Applying for a PhD

a PORT for Modern Languages tutorial

3. The research topic

3.5 the (re)defining step

You will start with a broad definition of your topic. The topic will evolve and develop and, in time, take on a different shape. The definition of your topic / question is a flexible and ongoing process. What do you need to keep in mind? Above all, the need to revisit or even revise your topic's focus when necessary!

You might be ready now to settle on the topic of your choice. To define your topic means to identify content and questions and to start putting limits around your topic. The definition of your topic is essential to formulating a research strategy. This strategy will help you focus your bibliographical search (or search for other kinds of non-printed material) to find the relevant material. It will help you to plan and progress.

You are now at the (re)defining stage.  It is important to take a flexible approach to the definition so that it can take shape as you go along -widening the process of knowledge while narrowing your focus to produce a manageable, worthwhile thesis.

What is the overall focus of your topic and research question(s)?

  • What are you looking at? What is your proposed content?
  • What are your main arguments, concepts or issues?
  • What are the limits you have imposed on your research in terms of timescale, culture, discipline or geography?
  • What is the context you are considering?
  • Who are the key thinkers and therefore theories, perspectives or methods you are including or excluding?

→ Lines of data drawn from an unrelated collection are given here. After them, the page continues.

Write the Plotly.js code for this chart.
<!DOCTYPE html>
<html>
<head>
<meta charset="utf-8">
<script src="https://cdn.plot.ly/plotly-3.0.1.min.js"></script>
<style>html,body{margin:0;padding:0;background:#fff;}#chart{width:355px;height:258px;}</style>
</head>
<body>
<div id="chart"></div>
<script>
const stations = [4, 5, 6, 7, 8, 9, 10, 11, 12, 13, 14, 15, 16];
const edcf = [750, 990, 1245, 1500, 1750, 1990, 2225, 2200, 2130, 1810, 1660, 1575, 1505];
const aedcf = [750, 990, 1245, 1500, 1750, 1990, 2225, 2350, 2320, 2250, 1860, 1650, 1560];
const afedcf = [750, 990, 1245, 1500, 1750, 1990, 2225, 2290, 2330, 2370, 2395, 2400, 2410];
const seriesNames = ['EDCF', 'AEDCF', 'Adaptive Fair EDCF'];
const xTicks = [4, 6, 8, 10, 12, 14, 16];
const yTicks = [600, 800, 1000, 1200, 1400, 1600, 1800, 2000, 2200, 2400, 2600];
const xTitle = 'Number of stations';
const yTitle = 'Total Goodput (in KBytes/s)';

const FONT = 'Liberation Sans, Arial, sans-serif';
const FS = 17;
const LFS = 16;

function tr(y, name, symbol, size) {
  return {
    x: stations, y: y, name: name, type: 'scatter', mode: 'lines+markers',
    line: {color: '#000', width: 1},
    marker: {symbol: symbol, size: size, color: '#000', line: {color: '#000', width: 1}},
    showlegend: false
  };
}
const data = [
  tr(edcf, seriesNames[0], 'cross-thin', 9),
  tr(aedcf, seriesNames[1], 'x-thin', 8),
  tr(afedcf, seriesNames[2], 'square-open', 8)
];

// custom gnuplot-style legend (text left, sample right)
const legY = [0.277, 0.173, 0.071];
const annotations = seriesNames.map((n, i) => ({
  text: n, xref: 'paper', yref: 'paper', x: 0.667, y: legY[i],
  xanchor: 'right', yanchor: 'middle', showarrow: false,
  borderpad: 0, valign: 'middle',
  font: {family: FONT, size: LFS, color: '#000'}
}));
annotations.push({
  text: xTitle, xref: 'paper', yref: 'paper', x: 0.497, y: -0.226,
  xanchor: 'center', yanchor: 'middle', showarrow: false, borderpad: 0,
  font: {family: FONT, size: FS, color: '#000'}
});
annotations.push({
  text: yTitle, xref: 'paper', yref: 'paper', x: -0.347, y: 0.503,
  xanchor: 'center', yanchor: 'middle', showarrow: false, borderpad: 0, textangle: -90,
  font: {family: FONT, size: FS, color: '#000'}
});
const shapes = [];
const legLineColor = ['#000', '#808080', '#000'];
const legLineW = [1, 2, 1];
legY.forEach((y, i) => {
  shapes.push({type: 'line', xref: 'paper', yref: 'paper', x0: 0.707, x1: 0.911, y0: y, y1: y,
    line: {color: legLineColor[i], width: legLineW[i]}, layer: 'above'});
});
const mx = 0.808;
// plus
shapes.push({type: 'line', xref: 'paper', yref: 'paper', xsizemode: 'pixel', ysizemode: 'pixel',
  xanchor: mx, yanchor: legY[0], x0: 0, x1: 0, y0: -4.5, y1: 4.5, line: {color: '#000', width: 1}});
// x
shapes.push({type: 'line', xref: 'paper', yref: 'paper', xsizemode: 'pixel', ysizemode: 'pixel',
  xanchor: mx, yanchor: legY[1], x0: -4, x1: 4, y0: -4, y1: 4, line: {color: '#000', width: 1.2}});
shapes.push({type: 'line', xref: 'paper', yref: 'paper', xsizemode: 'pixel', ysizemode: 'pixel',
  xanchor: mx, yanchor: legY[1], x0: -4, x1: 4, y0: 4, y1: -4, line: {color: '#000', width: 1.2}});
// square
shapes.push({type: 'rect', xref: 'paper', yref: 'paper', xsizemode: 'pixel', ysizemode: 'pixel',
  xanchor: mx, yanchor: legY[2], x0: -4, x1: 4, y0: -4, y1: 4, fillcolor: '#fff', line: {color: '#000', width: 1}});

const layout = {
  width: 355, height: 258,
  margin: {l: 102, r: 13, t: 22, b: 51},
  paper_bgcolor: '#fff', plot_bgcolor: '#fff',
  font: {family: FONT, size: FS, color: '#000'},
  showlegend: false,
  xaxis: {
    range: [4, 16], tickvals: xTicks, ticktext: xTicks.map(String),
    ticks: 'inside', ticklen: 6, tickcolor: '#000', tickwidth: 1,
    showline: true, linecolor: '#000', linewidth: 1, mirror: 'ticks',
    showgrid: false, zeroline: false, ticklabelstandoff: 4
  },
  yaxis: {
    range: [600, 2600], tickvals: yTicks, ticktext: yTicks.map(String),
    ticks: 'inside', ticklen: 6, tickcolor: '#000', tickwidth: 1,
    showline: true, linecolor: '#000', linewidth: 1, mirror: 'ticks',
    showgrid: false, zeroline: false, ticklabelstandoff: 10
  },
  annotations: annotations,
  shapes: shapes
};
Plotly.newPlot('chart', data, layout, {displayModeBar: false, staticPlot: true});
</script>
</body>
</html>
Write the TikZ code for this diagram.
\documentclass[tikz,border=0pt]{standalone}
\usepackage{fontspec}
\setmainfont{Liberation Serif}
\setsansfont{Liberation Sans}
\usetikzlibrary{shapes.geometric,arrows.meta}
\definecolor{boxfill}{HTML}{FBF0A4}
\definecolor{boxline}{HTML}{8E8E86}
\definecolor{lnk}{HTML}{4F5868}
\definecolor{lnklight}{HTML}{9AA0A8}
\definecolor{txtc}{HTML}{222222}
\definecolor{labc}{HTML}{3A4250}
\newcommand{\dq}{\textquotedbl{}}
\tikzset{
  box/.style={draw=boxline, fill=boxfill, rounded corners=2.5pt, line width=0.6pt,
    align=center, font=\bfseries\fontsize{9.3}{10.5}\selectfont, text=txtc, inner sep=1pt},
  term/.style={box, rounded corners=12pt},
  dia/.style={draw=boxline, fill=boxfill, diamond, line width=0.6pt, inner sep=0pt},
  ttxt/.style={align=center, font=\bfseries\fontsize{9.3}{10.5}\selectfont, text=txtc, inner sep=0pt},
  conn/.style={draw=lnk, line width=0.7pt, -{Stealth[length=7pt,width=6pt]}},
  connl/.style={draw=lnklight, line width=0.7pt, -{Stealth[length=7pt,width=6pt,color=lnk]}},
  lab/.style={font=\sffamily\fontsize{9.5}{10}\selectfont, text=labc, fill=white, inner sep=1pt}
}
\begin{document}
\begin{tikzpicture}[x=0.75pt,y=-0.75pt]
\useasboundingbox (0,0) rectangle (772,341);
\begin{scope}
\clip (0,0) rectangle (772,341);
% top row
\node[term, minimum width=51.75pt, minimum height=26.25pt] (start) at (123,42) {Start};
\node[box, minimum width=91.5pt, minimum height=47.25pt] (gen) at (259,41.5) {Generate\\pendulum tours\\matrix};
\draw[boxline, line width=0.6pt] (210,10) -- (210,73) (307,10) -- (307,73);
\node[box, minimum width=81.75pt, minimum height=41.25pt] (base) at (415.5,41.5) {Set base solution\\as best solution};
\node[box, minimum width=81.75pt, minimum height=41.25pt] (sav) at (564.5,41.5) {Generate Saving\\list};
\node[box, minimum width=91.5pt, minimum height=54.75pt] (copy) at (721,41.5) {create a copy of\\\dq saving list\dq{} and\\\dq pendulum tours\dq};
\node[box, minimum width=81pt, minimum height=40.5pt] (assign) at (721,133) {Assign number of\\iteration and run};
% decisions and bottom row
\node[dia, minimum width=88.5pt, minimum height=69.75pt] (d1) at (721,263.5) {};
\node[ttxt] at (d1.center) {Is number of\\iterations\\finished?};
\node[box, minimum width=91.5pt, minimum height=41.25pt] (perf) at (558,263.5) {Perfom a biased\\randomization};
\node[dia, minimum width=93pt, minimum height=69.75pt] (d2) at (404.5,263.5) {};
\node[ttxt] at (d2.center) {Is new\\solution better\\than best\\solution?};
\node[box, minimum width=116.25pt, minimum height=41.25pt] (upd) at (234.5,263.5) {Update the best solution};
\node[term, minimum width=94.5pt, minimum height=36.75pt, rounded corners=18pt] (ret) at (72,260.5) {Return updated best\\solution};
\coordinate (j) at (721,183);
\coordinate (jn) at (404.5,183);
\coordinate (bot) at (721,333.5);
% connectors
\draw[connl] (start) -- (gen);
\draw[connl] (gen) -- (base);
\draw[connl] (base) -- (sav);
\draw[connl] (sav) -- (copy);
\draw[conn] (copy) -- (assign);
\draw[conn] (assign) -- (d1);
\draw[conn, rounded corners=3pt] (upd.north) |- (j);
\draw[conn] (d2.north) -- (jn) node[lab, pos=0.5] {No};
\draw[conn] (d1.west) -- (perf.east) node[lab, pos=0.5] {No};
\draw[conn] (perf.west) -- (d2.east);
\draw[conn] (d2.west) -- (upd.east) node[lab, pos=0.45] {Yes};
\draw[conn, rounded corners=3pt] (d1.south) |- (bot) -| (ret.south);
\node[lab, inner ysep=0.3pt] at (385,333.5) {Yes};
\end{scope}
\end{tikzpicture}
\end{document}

What is the scope you are considering?

  • How will your topic differ from other research and findings?
  • How broad is your topic?
  • How is your topic similar to other studies?
  • Does your topic need to be broadened? If so, how would you broaden your topic?
  • Does your topic need to be narrowed? If so, how would you narrow your topic?
  • Is the scope reasonable given your time and word constraints?

NB You may be reasonably happy with the focus and scope of your research proposal and wish to take it forward - go for it! Talk to your supervisor(s) if you feel you may need to spend more time getting the balance right or if you have serious doubts about the scope and focus of your topic or question(s). Perhaps you may need to re-evaluate your question or even topic. Do talk to your supervisor(s) whatever conclusion you come to.